Dengan demikian, menurut teori common link tidak ada istilah otentisitas hadis. Hampir semua hadis palsu karena bukan berasal dari Nabi saw, ia justru dibuat-buat oleh generasi tabi‘in atau tabi‘ al-tabi‘in. Teori ini kemudian dibantah oleh Mustafa A‘zami yang mengungkapkan bahwa teori common link tak lebih dari sekadar imajinasi Josep Schact yang dikembangkan oleh G.H.A. Juynboll.
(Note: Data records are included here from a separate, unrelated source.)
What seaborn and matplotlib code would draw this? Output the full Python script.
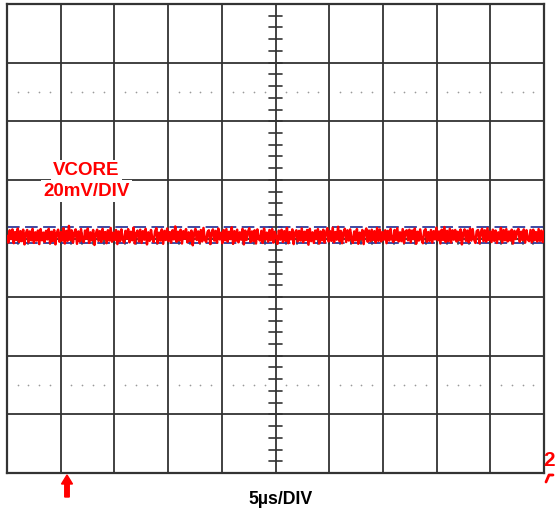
import numpy as np
import pandas as pd
import matplotlib
matplotlib.use("Agg")
import matplotlib.pyplot as plt
import seaborn as sns

# scope settings: 5us/DIV horizontal, 20mV/DIV vertical, 10 x 8 divisions
us_per_div = 5
mv_per_div = 20
n_hdiv = 10
n_vdiv = 8

# VCORE ripple (mV, relative to centre graticule)
vcore_mv = [
    0.9, -1.4, 2.8, -0.2, 3.1, -1.6, 2.2, -0.5, 3.4, -1.2,
    2.5, -0.9, 3.0, -2.0, 1.8, 2.9, -1.3, 2.4, -0.6, 3.3,
    -1.5, 2.1, -0.7, 2.7, -1.9, 3.2, -0.6, 2.0, -1.2, 2.6,
    -0.3, 3.3, -1.6, 2.3, -0.9, 2.9, -2.0, 1.9, 3.0, -1.1,
    2.2, -0.7, 3.5, -1.7, 2.6, -0.8, 4.3, -0.5, 2.8, -1.4,
    2.0, 3.1, -1.8, 2.4, -1.0, 3.2, -0.4, -1.3, 2.7, -0.1,
    3.4, -1.5, 2.1, -0.6, 2.9, -2.2, 1.7, 3.0, -0.8, 2.5,
    -1.2, 3.3, -0.2, 2.2, -1.6, 2.8, -0.7, 3.6, -1.1, 2.0,
    -0.5, 2.9, -1.9, 2.4, -0.9, 3.1, -0.3, -1.4, 2.6, -0.1,
    3.2, -1.3, 2.3, -0.6, 3.7, -1.7, 1.8, 2.7, -1.0, 3.0,
    -1.5, 2.5, -0.4, 3.3, -2.0, 2.1, -0.8, 2.9, -0.2, -1.2,
    2.4, 3.5, -1.6, 2.0, -0.7, 3.1, -1.8, 2.6, -0.5, 3.4,
    -0.9, 2.2, -1.4, 2.8, -0.3, 4.1, -1.1, 2.3, -0.6, 3.0,
    -1.7, 2.5, -0.1, 3.2, -1.3, 2.1, -0.8, 2.7, -2.3, 1.8,
    3.3, -0.5, 2.4, -1.5, 2.9, -1.0, 3.6, -0.4, -1.2, 2.2,
    2.8, -1.9, 1.9, 3.1, -0.7, 2.6, -1.4, 3.4, -0.3, 2.0,
    -1.6, 2.9, -0.6, 3.2, -1.1, 2.3, -0.2, 3.8, -1.8, 2.5,
    -0.8, 3.0, -1.3, 2.1, -0.4, 3.3, -2.0, 2.7, -0.5, 2.2,
    3.5, -1.2, 2.4, -0.9, 2.8, -1.7, 3.1, -0.1, -0.7, 2.6,
    -1.5, 3.4, -0.3, 2.0, -1.1, 2.9, -0.6, 3.2, -1.4, 2.3,
    0.6, -1.8, 2.7, -0.4, 3.0, -1.2, 2.5, -0.8, 3.6, -1.6,
    2.2, -0.3, 3.1, -1.9, 2.0, 2.8, -1.0, 2.6, -0.7, 3.4,
    -1.3, 2.3, -0.5, 2.9, -2.1, 3.3, -0.9, 2.1, -1.5, 2.7,
    -0.2, 3.2, -1.7, 2.4, -0.6, 3.0, -1.4, 1.9, 3.5, -1.0,
    2.5, -0.8, 3.7, -1.3, 2.2, -0.4, 4.0, -0.9, 2.6, -1.6,
    2.1, 3.3, -1.2, 2.8, -0.7, 3.1, -0.2, -1.5, 2.4, -0.6,
    3.2, -1.8, 2.0, -0.3, 2.9, -1.9, 2.3, 3.4, -1.1, 2.7,
    -0.9, 3.0, -0.5, 2.5, -1.4, 3.6, -0.8, 3.1, -1.0, 2.2,
    -0.4, 2.8, -1.6, 2.6, -0.7, 3.3, -0.1, -1.2, 2.9, -0.5,
    3.5, -1.0, 2.1, -0.9, 3.2, -1.5, 2.4, 2.8, -0.6, 3.0,
    -1.3, 2.7, -0.2, 3.4, -1.8, 2.3, -0.7, 3.1, -0.4, -1.6,
    2.6, 3.2, -1.1, 2.2, -0.8, 2.9, -1.4, 2.5, -0.3, 3.7,
    -0.6, 2.4, -1.7, 3.0, -0.5, 3.9, -1.2, 2.6, -0.9, 3.3,
    -1.4, 2.8, -0.4, 2.9, -1.0, 2.3, -0.6, 3.1, -2.0, 2.0,
    3.1, -0.8, 2.7, -1.3, 3.4, -0.7, 3.2, -0.2, -1.5, 2.5,
    2.9, -1.6, 2.2, 3.3, -0.9, 2.8, -1.1, 3.5, -0.5, 2.4,
    -1.2, 3.0, -0.8, 2.7, -1.5, 2.1, -0.3, 3.6, -1.4, 2.9,
    -0.6, 3.2, -1.0, 2.4, -0.7, 3.0, -1.7, 2.6, -0.2, 2.5,
    3.3, -1.1, 2.3, -0.5, 3.1, -1.4, 2.8, -0.4, -0.9, 2.9,
    -1.3, 3.0, -0.6, 2.2, -1.0, 3.2, -0.8, 2.7, -1.2, 2.6,
]
# cursor levels (mV)
cursor_mv = [3.8, -1.7]

t_us = np.linspace(0, us_per_div * n_hdiv, len(vcore_mv))
df = pd.DataFrame({"t": t_us, "v": vcore_mv})

sns.set_style("white")
plt.rcParams["font.family"] = ["Liberation Sans", "DejaVu Sans"]

fig = plt.figure(figsize=(5.57, 5.16), dpi=100)
ax = fig.add_axes([7 / 557, 1 - 473 / 516, 537 / 557, 469 / 516])
xmax = us_per_div * n_hdiv
ymax = mv_per_div * n_vdiv / 2
ax.set_xlim(0, xmax)
ax.set_ylim(-ymax, ymax)

grid_c = "#333333"
# graticule
for i in range(1, n_hdiv):
    ax.axvline(i * us_per_div, color=grid_c, lw=1.3, zorder=1)
for j in range(-n_vdiv // 2 + 1, n_vdiv // 2):
    ax.axhline(j * mv_per_div, color=grid_c, lw=1.3, zorder=1)
for s in ax.spines.values():
    s.set_color(grid_c)
    s.set_linewidth(1.6)
ax.set_xticks([])
ax.set_yticks([])

# minor ticks on centre axes
xc = xmax / 2
tick_dx = 0.6
tick_dy = 2.0
for k in range(-n_vdiv * 5 // 2 + 1, n_vdiv * 5 // 2):
    y = k * mv_per_div / 5
    ax.plot([xc - tick_dx, xc + tick_dx], [y, y], color=grid_c, lw=1.2, zorder=1)
for k in range(1, n_hdiv * 5):
    x = k * us_per_div / 5
    ax.plot([x, x], [-tick_dy, tick_dy], color=grid_c, lw=1.2, zorder=1)

# dotted rows at +/- 2.5 div
for yd in (2.5 * mv_per_div, -2.5 * mv_per_div):
    xs = [k * us_per_div / 5 for k in range(1, n_hdiv * 5) if k % 5 != 0]
    ax.scatter(xs, [yd] * len(xs), s=1.5, color="#9a9a9a", zorder=1, linewidths=0)

# cursors
for c in cursor_mv:
    ax.axhline(c, color="#2e3a9c", lw=1.3, ls=(0, (7, 3)), zorder=2)

# trace
sns.lineplot(data=df, x="t", y="v", color="#ff0000", lw=1.8, ax=ax, zorder=3)
ax.set_xlabel("")
ax.set_ylabel("")

box = dict(facecolor="white", edgecolor="none", pad=1.5)
ax.text(7.4, 23.2, "VCORE", color="#ff0000", fontsize=13.5, fontweight="bold",
        ha="center", va="center", bbox=box, zorder=4)
ax.text(7.4, 16.2, "20mV/DIV", color="#ff0000", fontsize=13.5, fontweight="bold",
        ha="center", va="center", bbox=box, zorder=4)

fig.text(281 / 557, 1 - 500 / 516, "5µs/DIV", color="black", fontsize=12.8,
         fontweight="bold", ha="center", va="center")

# trigger arrow and channel marker
fig.patches.append(matplotlib.patches.FancyArrow(
    67 / 557, 1 - 497 / 516, 0, 22 / 516, width=4.5 / 557, head_width=11 / 557,
    head_length=9 / 516, length_includes_head=True, color="#ff0000",
    transform=fig.transFigure, figure=fig))
fig.text(549 / 557, 1 - 460 / 516, "2", color="#ff0000", fontsize=15,
         fontweight="bold", ha="center", va="center")
fig.lines.append(matplotlib.lines.Line2D(
    [546 / 557, 549 / 557, 553 / 557], [1 - 482 / 516, 1 - 475 / 516, 1 - 475 / 516],
    color="#ff0000", lw=2.0, transform=fig.transFigure, figure=fig))

fig.savefig("out.png", dpi=100)
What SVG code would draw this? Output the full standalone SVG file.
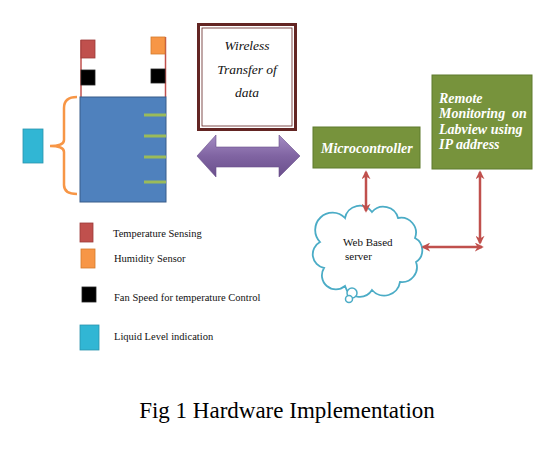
<svg xmlns="http://www.w3.org/2000/svg" width="541" height="450" viewBox="0 0 541 450">
<style>
.leg{font-family:"Liberation Serif",serif;font-size:10.5px;fill:#111}
.wt{font-family:"Liberation Serif",serif;font-style:italic;font-size:13.5px;fill:#111;text-anchor:middle}
.gt{font-family:"Liberation Serif",serif;font-style:italic;font-weight:bold;font-size:14px;fill:#fff}
.red{fill:#c0504d;stroke:#9c3b39;stroke-width:0.8}
.org{fill:#f79646;stroke:#d47a2c;stroke-width:0.8}
.blk{fill:#000;stroke:#222;stroke-width:0.8}
.cyn{fill:#31b6d4;stroke:#2a93ad;stroke-width:0.8}
.grn{fill:#77933c;stroke:#5f7a2c;stroke-width:1}
.conn{stroke:#c0504d;stroke-width:2.5;fill:none;marker-start:url(#ah);marker-end:url(#ah)}
</style>
<defs>
<marker id="ah" viewBox="0 0 10 10" refX="8" refY="5" markerWidth="3.6" markerHeight="3.6" orient="auto-start-reverse" markerUnits="strokeWidth">
<path d="M0,0 L10,5 L0,10 L3,5 Z" fill="#c0504d"/>
</marker>
<linearGradient id="pg" x1="0" y1="0" x2="0" y2="1">
<stop offset="0" stop-color="#a48cc4"/>
<stop offset="0.5" stop-color="#8064a2"/>
<stop offset="1" stop-color="#6a4f8c"/>
</linearGradient>
</defs>
<rect width="541" height="450" fill="#fff"/>

<g id="tank">
<line x1="81" y1="40" x2="81" y2="97" stroke="#c0504d" stroke-width="1.5"/>
<line x1="165.5" y1="37" x2="165.5" y2="97" stroke="#c0504d" stroke-width="1.5"/>
<rect class="red" x="81" y="40" width="14" height="18"/>
<rect class="org" x="151" y="37" width="14" height="17"/>
<rect class="blk" x="81" y="70" width="14" height="15"/>
<rect class="blk" x="151" y="69" width="14" height="14"/>
<rect x="80" y="97" width="86" height="105" fill="#4f81bd" stroke="#385d8a" stroke-width="1"/>
<g stroke="#9bbb59" stroke-width="3">
<line x1="144" y1="115" x2="166" y2="115"/>
<line x1="144" y1="136" x2="166" y2="136"/>
<line x1="144" y1="157" x2="166" y2="157"/>
<line x1="144" y1="182" x2="166" y2="182"/>
</g>
<path d="M77,97 Q64,97 64,108 L64,140 Q64,146 50,146 Q64,146 64,152 L64,185 Q64,194 77,194" fill="none" stroke="#f79646" stroke-width="2.5"/>
<rect class="cyn" x="23" y="129" width="20" height="34"/>
</g>

<g id="wireless">
<rect x="198.5" y="24.5" width="97" height="105" fill="#fff" stroke="#632523" stroke-width="3"/>
<rect x="202" y="28" width="90" height="98" fill="none" stroke="#632523" stroke-width="0.8"/>
<text class="wt" x="247" y="50">Wireless</text>
<text class="wt" x="247" y="74">Transfer of</text>
<text class="wt" x="247" y="97">data</text>
</g>

<g id="purple-arrow">
<path d="M197,156 L216,135 L216,147 L279,147 L279,135 L300,156 L279,177 L279,167 L216,167 L216,177 Z" fill="url(#pg)" stroke="#6a4f8c" stroke-width="0.6"/>
</g>

<g id="microcontroller">
<rect class="grn" x="313" y="127" width="107" height="41"/>
<text class="gt" x="321" y="153">Microcontroller</text>
</g>

<g id="remote">
<rect class="grn" x="432" y="75" width="100" height="94"/>
<text class="gt" x="439" y="103">Remote</text>
<text class="gt" x="439" y="118">Monitoring</text>
<text class="gt" x="512" y="118">on</text>
<text class="gt" x="439" y="134">Labview using</text>
<text class="gt" x="439" y="149">IP address</text>
</g>

<g id="server">
<path d="M345,218 A15,15 0 0 1 372,212 A15,15 0 0 1 398,218 A15,15 0 0 1 415,238 A14,14 0 0 1 416,262 A15,15 0 0 1 400,282 A16,16 0 0 1 372,290 A15,15 0 0 1 345,286 A14,14 0 0 1 324,268 A14,14 0 0 1 320,242 A15,15 0 0 1 345,218 Z" fill="#fff" stroke="#4bacc6" stroke-width="1.8"/>
<circle cx="352" cy="293" r="5" fill="#fff" stroke="#4bacc6" stroke-width="1.5"/>
<circle cx="349" cy="299" r="3.5" fill="#fff" stroke="#4bacc6" stroke-width="1.5"/>
<text x="343" y="246" font-family="Liberation Serif,serif" font-size="11px" fill="#111">Web Based</text>
<text x="345" y="260" font-family="Liberation Serif,serif" font-size="11px" fill="#111">server</text>
</g>

<g id="connectors">
<line class="conn" x1="366" y1="172" x2="366" y2="211"/>
<line class="conn" x1="480" y1="172" x2="480" y2="243"/>
<line class="conn" x1="423" y1="247" x2="482" y2="247"/>
</g>

<g id="legend">
<rect class="red" x="80" y="223" width="13" height="19"/>
<text class="leg" x="113" y="237">Temperature Sensing</text>
<rect class="org" x="81" y="249" width="14" height="19"/>
<text class="leg" x="114" y="262">Humidity Sensor</text>
<rect class="blk" x="82" y="287" width="14" height="15"/>
<text class="leg" x="114" y="301">Fan Speed for temperature Control</text>
<rect class="cyn" x="80" y="325" width="19" height="25"/>
<text class="leg" x="114" y="340">Liquid Level indication</text>
</g>

<text x="287" y="418" font-family="Liberation Serif,serif" font-size="23px" fill="#000" text-anchor="middle">Fig 1 Hardware Implementation</text>
</svg>
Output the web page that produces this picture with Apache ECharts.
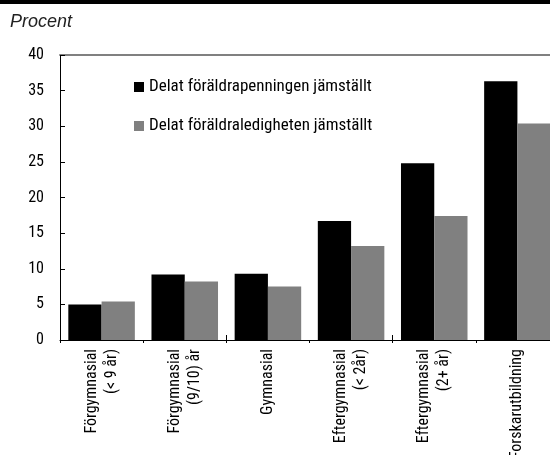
<!DOCTYPE html>
<html><head><meta charset="utf-8">
<script src="https://cdn.jsdelivr.net/npm/echarts@6/dist/echarts.min.js"></script>
<style>html,body{margin:0;padding:0;background:#fff}#c{width:550px;height:455px}</style>
</head><body><div id="c"></div>
<script>
var categories = ['Förgymnasial\n(< 9 år)', 'Förgymnasial\n(9/10) år', 'Gymnasial', 'Eftergymnasial\n(< 2år)', 'Eftergymnasial\n(2+ år)', 'Forskarutbildning'];
var seriesNames = ['Delat föräldrapenningen jämställt', 'Delat föräldraledigheten jämställt'];
var foraldrapenning = [5.0, 9.2, 9.3, 16.7, 24.8, 36.3];
var foraldraledighet = [5.4, 8.2, 7.5, 13.2, 17.4, 30.4];
var yTicks = [0, 5, 10, 15, 20, 25, 30, 35, 40];

var font = '"Roboto Condensed", "DejaVu Sans Condensed", sans-serif';
var chart = echarts.init(document.getElementById('c'));
chart.setOption({
  animation: false,
  textStyle: {fontFamily: font},
  graphic: [
    {type: 'rect', shape: {x: 0, y: 0, width: 550, height: 4}, style: {fill: '#000'}},
    {type: 'text', left: 10, top: 13, style: {text: 'Procent', font: 'italic 18px "Liberation Sans", Arial, sans-serif', fill: '#222'}}
  ],
  legend: {
    orient: 'vertical', left: 129, top: 72, itemGap: 19, itemWidth: 10, itemHeight: 10,
    icon: 'rect', textStyle: {fontFamily: font, fontSize: 17, lineHeight: 20, color: '#000'},
    data: seriesNames
  },
  grid: {left: 60, top: 55, right: -9, bottom: 115, outerBoundsMode: 'none', containLabel: false},
  xAxis: [{
    type: 'category', data: categories,
    axisLine: {lineStyle: {color: '#000', width: 1}},
    axisTick: {show: true, length: 3, lineStyle: {color: '#000'}},
    axisLabel: {rotate: 90, interval: 0, fontFamily: font, fontSize: 16, color: '#000', lineHeight: 20, margin: 9}
  }, {
    type: 'category', data: categories, position: 'top',
    axisLine: {lineStyle: {color: '#808080', width: 2}},
    axisTick: {show: false}, axisLabel: {show: false}
  }, {
    type: 'category', data: categories, position: 'bottom', offset: 0,
    axisLine: {show: false},
    axisTick: {show: true, inside: true, length: 5, lineStyle: {color: '#000'}},
    axisLabel: {show: false}
  }],
  yAxis: {
    type: 'value', min: 0, max: 40, interval: 5,
    axisLine: {show: true, lineStyle: {color: '#000'}},
    axisTick: {show: true, inside: true, length: 5, lineStyle: {color: '#000'}},
    splitLine: {show: false},
    axisLabel: {fontFamily: font, fontSize: 16, color: '#000', margin: 16,
      formatter: function (v) { return yTicks.indexOf(v) >= 0 ? String(v) : ''; }}
  },
  series: [
    {name: seriesNames[0], type: 'bar', data: foraldrapenning, itemStyle: {color: '#000'}, barGap: '0%', barCategoryGap: '20%'},
    {name: seriesNames[1], type: 'bar', data: foraldraledighet, itemStyle: {color: '#808080'}, barGap: '0%', barCategoryGap: '20%'}
  ]
});
</script></body></html>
Melihat fenomena tersebut, maka umat Islam harus benar-benar memegang teguh fakta ajaran Islam yang mereka ketahui supaya tak mudah diruntuhkan oleh teori-teori yang ditawarkan para orientalis.
Meski begitu, perlu dicatat bahwa tidak semua orientalis melakukan studi secara subjektif dan bertujuan menghancurkan Islam. Ada juga beberapa orientalis yang melakukan studi secara objektif, tanpa bayang-bayang kebencian terhadap Islam. Misalnya Karen Armstrong, orientalis perempuan keturunan keluarga Irlandia ini pernah menulis buku yang berjudul ‘Muhammad a Prophet for Our Time’. Tidak seperti buku-buku tentang Nabi Muhammad saw yang ditulis oleh para orientalis lainnya, buku karya Karen Armstrong ini justru merupakan wujud kegelisahan penulis terhadap santernya fitnah dan kebencian terhadap Nabi Muhammad saw khususnya di dunia Barat.
Begitulah, kajian terhadap Islam saat ini sudah menjangkau wilayah yang sangat luas. Islam tak hanya dikaji oleh pemeluknya sendiri, tapi juga dikaji oleh para intelek dari dunia Barat yang notabene mayoritas beragama non-Islam. Dengan mengatahui fakta ini, semoga kita bisa lebih berhati-hati dalam memilih literatur dan tetap berpegang teguh dengan kebenaran yang kita yakini. Aamiin!.